The average round of golf raises a bunch of questions.
Why am I slicing? Where’s the beer cart?
What’s that white foam on the fairways?
Matt Guilfoil is the superintendent at Desert Canyon Golf Club, in Phoenix, and co-host of From the Jingweeds, a podcast dedicated to the turf-care trade.
We asked him for the lowdown on that stuff that looks like shaving cream, as well as two other common products used by maintenance crews that most golfers probably can’t identify.
1. THAT FOAM
No doubt you’ve seen those frothy dots in the fairway. From a distance, they could almost pass for golf balls. Up close, they look more like dollops of shaving cream. Pesticide? Herbicide? Nope. Marking foam. As the name suggests, superintendents use it to mark ground they’ve already sprayed, so they don’t inadvertently double up on tasks.
The foam is nothing more than soap and water — “basically, detergent,” Guilfoil says — dispensed from containers on the side of spray rigs. Simple and effective, with one catch: In very hot weather, the foam vanishes in an eye-blink. “I can be marking a par-5, and by the time I get to the green, I look back and the markings are all gone,” Guilfoil says.
2. THOSE GREEN-ISH-BLUE-ISH STREAKS ON YOUR BALL
It doesn’t happen often, but it’s memorable when it does: Picking up your ball, you notice that it’s slicked with something aqua-hued, almost iridescent. When it gets on your hands, it gives your fingers enough of a radioactive tinge to make you wonder if you might soon grow three heads.
Not to worry! Superintendents can be sadistic with pin positions, but they have no interest in exposing you to harmful chemicals. Almost without exception, Guilfoil says, what you’re looking at is colorant, a benign pigment used to help keep the greens looking, well, green. Usually, it dissipates from the putting surface within a day
3. THOSE TINY GRANULES ON THE GREENS
Not to be mistaken for a light top dressing of sand, which is laid down in an even, uninterrupted coating. These are little pellets, scattered around the putting surface. In some cases, they are fertilizer granules, but usually not, as most superintendents use either liquid fertilizer or granules that they water into the turf.

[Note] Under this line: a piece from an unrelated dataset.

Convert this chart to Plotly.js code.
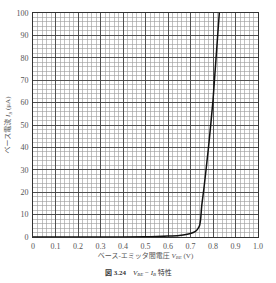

Likely, the little pellets are gypsum, applied to break up salt and other gunk that collects on the turf — an unwanted buildup that is especially common on courses that irrigate with repurposed water. How do you know for sure that it’s gypsum? Usually, the granules are grayish white, though sometimes they’re tinted a darker color to blend in with the turf. Another way to tell is with your nose. “It smells a bit like oatmeal cookies, like someone’s baking something pretty good,” Guilfoil says.